Brasil terá dois juízes em processos penais

Destaque, Todos os posts, Últimas notícias

Foto: Nelson Jr./STF/Divulgação

Apesar de já ter formado maioria pela obrigatoriedade do juiz de garantias, o Supremo Tribunal Federal (STF) pode fazer uma alteração no modelo que foi aprovado no Congresso: a competência do juiz de garantias encerraria no momento do oferecimento da denúncia, e não no recebimento dela, como foi estabelecido pelos parlamentares. Essa alteração é importante porque pode aumentar o poder do juiz da instrução, que assume a segunda parte do processo e é responsável pela sentença. O julgamento será retomado na tarde desta quarta-feira.

Em 2019, o Congresso aprovou a criação do juiz de garantias, um magistrado que cuidaria da instrução do processo, como a supervisão das investigações e a decretação de medidas cautelares, como prisões, apreensões e quebras de sigilo. Neste modelo, outro juiz ficaria responsável pelo julgamento, analisando se o réu é ou não culpado. Hoje, um mesmo juiz fica encarregado do inquérito e da sentença, o que alguns consideram prejudicial ao réu.

O mecanismo foi suspenso pelo ministro Luiz Fux em janeiro de 2020. Agora, os ministros estão analisando se o mecanismo é constitucional. Seis ministros já votaram pela obrigatoriedade da implementação.

Também já maioria para alterar a alteração da competência, seguindo o voto do ministro Dias Toffoli. Para o ministro, o juiz de garantias estaria “contaminado” pela investigação ao analisar a denúncia. Quando a denúncia do Ministério Público é aceita, o juiz considera que há elementos para tornar o investigado réu e iniciar a ação penal.

“O juiz das garantias estará contaminado e tendente a confirmar as convicções prévias surgidas ao longo do inquérito policial, o qual não apenas teve acesso aos elementos produzidos, como o presidiu, podendo, assim, influenciar na análise da absolvição sumária ou da rejeição da denúncia”, afirmou Toffoli, na íntegra do seu voto.

O ministro Alexandre de Moraes foi um dos que concordou com esse ponto:

— Se o juízo de garantias não deve participar do processo, não é ele que deve iniciar a ação penal. Ele produziu as provas, ele participou, ele vai receber a denúncia?

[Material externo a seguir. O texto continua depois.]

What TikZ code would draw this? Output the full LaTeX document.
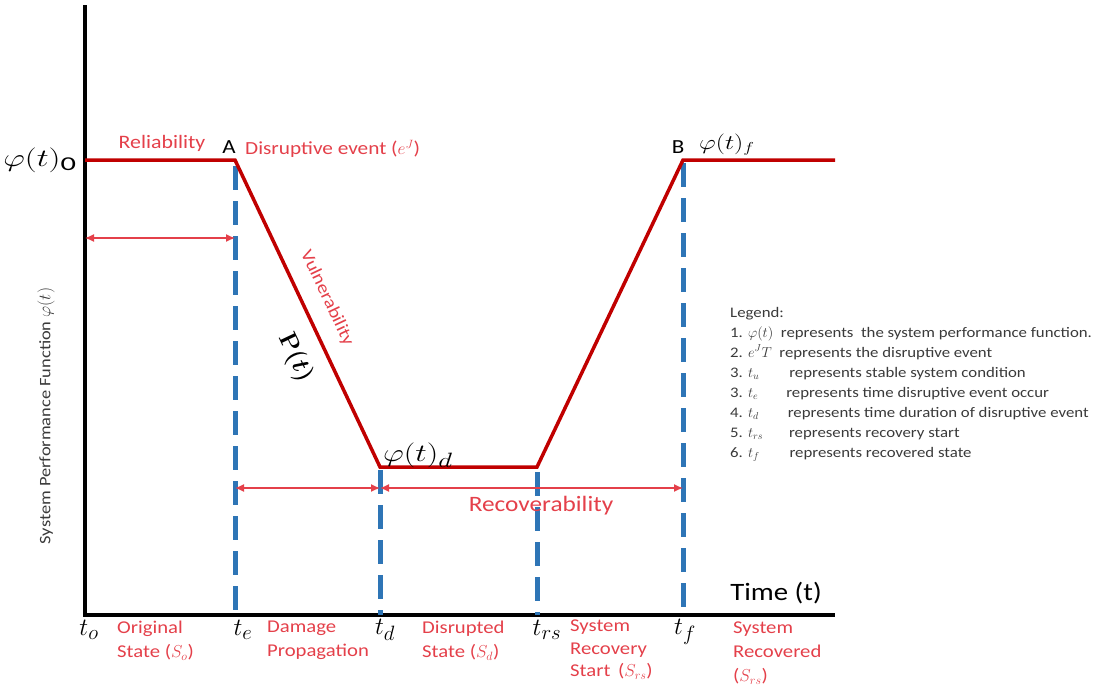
\documentclass[tikz,border=0pt]{standalone}
\usepackage{amsmath}
\usepackage{graphicx}
\usepackage[no-math]{fontspec}
\setmainfont{Carlito}[FakeStretch=1.15]
\usepackage{tikz}
\usetikzlibrary{arrows.meta, positioning}
\definecolor{respred}{HTML}{C00000}
\definecolor{resptext}{HTML}{E4404A}
\definecolor{respblue}{HTML}{2E75B6}
\definecolor{respgray}{HTML}{3A3A3A}
\newcommand{\widemath}[2][1.3]{\scalebox{#1}[1]{#2}}

\begin{document}
\begin{tikzpicture}[x=1pt,y=-1pt,
    curve/.style={respred, line width=3.5pt, line join=miter},
    marker/.style={respblue, line width=5pt, dash pattern=on 24pt off 11pt},
    span/.style={resptext, line width=1.3pt, {Latex[length=9pt,width=8pt]}-{Latex[length=9pt,width=8pt]}},
    redlab/.style={text=resptext, font=\fontsize{18}{24}\selectfont, align=left, inner sep=0pt},
    tlab/.style={font=\fontsize{30}{32}\selectfont, inner sep=0pt},
    philab/.style={font=\fontsize{28}{30}\selectfont, inner sep=0pt}]
  \useasboundingbox (0,0) rectangle (1100,696);
  % axes
  \coordinate (top) at (85,5);
  \coordinate (orig) at (85,615);
  \coordinate (xend) at (835,615);
  \draw[line width=4.5pt] (top) -- (orig) -- (xend);
  % performance curve points
  \coordinate (start) at (85,160);
  \coordinate (A) at (235,160);
  \coordinate (D1) at (380,467);
  \coordinate (D2) at (537,467);
  \coordinate (B) at (683,160);
  \coordinate (fin) at (835,160);
  % time marks on the axis
  \coordinate (te) at (235,615);
  \coordinate (td) at (380,615);
  \coordinate (trs) at (537,615);
  \coordinate (tf) at (683,615);
  \draw[marker] (235,166) -- (te);
  \draw[marker] (380,470) -- (td);
  \draw[marker] (537,472) -- (trs);
  \draw[marker] (683,163) -- (tf);
  % curve
  \draw[curve] (start) -- (A) -- (D1) -- (D2) -- (B) -- (fin);
  % spans
  \coordinate (r1) at (85,238);
  \coordinate (r2) at (235,238);
  \coordinate (v1) at (235,488);
  \coordinate (v2) at (380,488);
  \coordinate (v3) at (683,488);
  \draw[span] (r1) -- (r2);
  \draw[span] (v1) -- (v2);
  \draw[span] (v2) -- (v3);
  % curve labels
  \node[philab] (phi0) at (40,160) {\widemath[1.35]{$\varphi(t)_{\text{0}}$}};
  \node[redlab, font=\fontsize{19}{21}\selectfont] (rel) at (162,143) {Reliability};
  \node[font=\fontsize{20}{22}\selectfont, inner sep=0pt] (lA) at (229,147) {A};
  \node[redlab, anchor=west, font=\fontsize{18.5}{20}\selectfont] (dis) at (245,149) {Disruptive event ($e^J$)};
  \node[font=\fontsize{20}{22}\selectfont, inner sep=0pt] (lB) at (678,147) {B};
  \node[philab, anchor=west, font=\fontsize{22}{24}\selectfont] (phif) at (699,145) {\widemath[1.25]{$\varphi(t)_f$}};
  \node[redlab, rotate=-64.7, font=\fontsize{17.5}{19}\selectfont] (vul) at (327,298) {Vulnerability};
  \node[rotate=-64.7, font=\fontsize{28}{30}\selectfont, inner sep=0pt] (ploss) at (295,358) {$\boldsymbol{\mathrm{P}}\boldsymbol{(t)}$};
  \node[philab, anchor=west, font=\fontsize{29}{31}\selectfont] (phid) at (383,455) {\widemath{$\varphi(t)_d$}};
  \node[redlab, font=\fontsize{22}{24}\selectfont] (rec) at (541,506) {Recoverability};
  \node[font=\fontsize{25}{27}\selectfont, inner sep=0pt] (time) at (776,593) {Time (t)};
  \node[rotate=90, text=respgray, font=\fontsize{16}{18}\selectfont, inner sep=0pt] (ylab) at (46,416) {System Performance Function $\varphi(t)$};
  % time labels
  \node[tlab] (lto) at (89,630) {$t_o$};
  \node[tlab] (lte) at (243,630) {$t_e$};
  \node[tlab] (ltd) at (385,630) {$t_d$};
  \node[tlab] (ltrs) at (547,630) {$t_{rs}$};
  \node[tlab] (ltf) at (685,632) {$t_f$};
  % state labels
  \node[redlab, anchor=north west] (s1) at (117,621) {Original\\State ($S_o$)};
  \node[redlab, anchor=north west] (s2) at (267,621) {Damage\\Propagation};
  \node[redlab, anchor=north west] (s3) at (422,621) {Disrupted\\State ($S_d$)};
  \node[redlab, anchor=north west, font=\fontsize{18}{22.5}\selectfont] (s4) at (570,620) {System\\Recovery\\Start \,($S_{rs}$)};
  \node[redlab, anchor=north west] (s5) at (733,622) {System\\Recovered\\($S_{rs}$)};
  % legend
  \node[anchor=north west, text=respgray, font=\fontsize{14.6}{20}\selectfont, inner sep=0pt] (legend) at (730,303) {%
    \begin{tabular}{@{}l@{}}
    Legend:\\
    1. $\varphi(t)$\ \ represents\ \ the system performance function.\\
    2. $e^J T$\ \ represents the disruptive event\\
    3. $t_u$\hspace{30pt}represents stable system condition\\
    3. $t_e$\hspace{28pt}represents time disruptive event occur\\
    4. $t_d$\hspace{29pt}represents time duration of disruptive event\\
    5. $t_{rs}$\hspace{26pt}represents recovery start\\
    6. $t_f$\hspace{30pt}represents recovered state
    \end{tabular}};
\end{tikzpicture}
\end{document}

O único a divergir até o momento neste ponto foi o ministro Edson Fachin, que considerou que não cabe ao STF analisar se a divisão estabelecida pelo Legislativo é boa ou não.

— Há um juiz das garantias, que vai até o exame da denúncia, e em seguida há o juiz do processo penal, que fará a instrução e o julgamento da ação penal. Parece-me que isso é que está no cerne dessa legislação. Se esta é uma boa solução ou não, tenho a impressão que isso desborda um pouco do exame da sua respectiva constitucionalidade — afirmou Fachin, na semana passada.

Ainda faltam os votos dos ministros Luís Roberto Barroso, Cármen Lúcia, Gilmar Mendes e a presidente do STF, Rosa Weber.

O Instituto Brasileiro de Ciências Criminais (IBCCRIM), que é um dos amicus curiae (que tem direito a sustentação oral no processo), enviou aos ministros do STF um documento criticando a possível alteração. O texto diz que a preservação da competência é “central à própria compreensão do instituto”.

— Você está aniquilando a essência dessa separação funcional. A ideia principal é: o juiz das garantias recebe (a denúncia) justamente para que ele livre o juiz da causa de ter contato com esses elementos prévios — afirma o presidente do instituto, Renato Stanziola Vieira.

Assim como na Corte, no entanto, o modelo não é consenso entre especialistas. O advogado criminalista Thiago Turbay, sócio do Boaventura Turbay Advogados, afirma que há riscos nas duas possibilidades, mas que o risco é menor quando o juiz da instrução recebe a denúncia. Isso porque durante a ação penal serão produzidas novas provas que poderão alterar seu entendimento.

— Aquele que recebe a denúncia e inicia a ação penal terá, ao final do processo, um conteúdo distinto daquele da investigação. Portanto, ele terá que considerar esse outro conteúdo. Esse conteúdo vai ser submetido ao contraditório. Em termos de distribuição do risco de erros, me parece que a posição do juízo de garantias terminar após a citação do réu é mais razoável — afirma Turbay.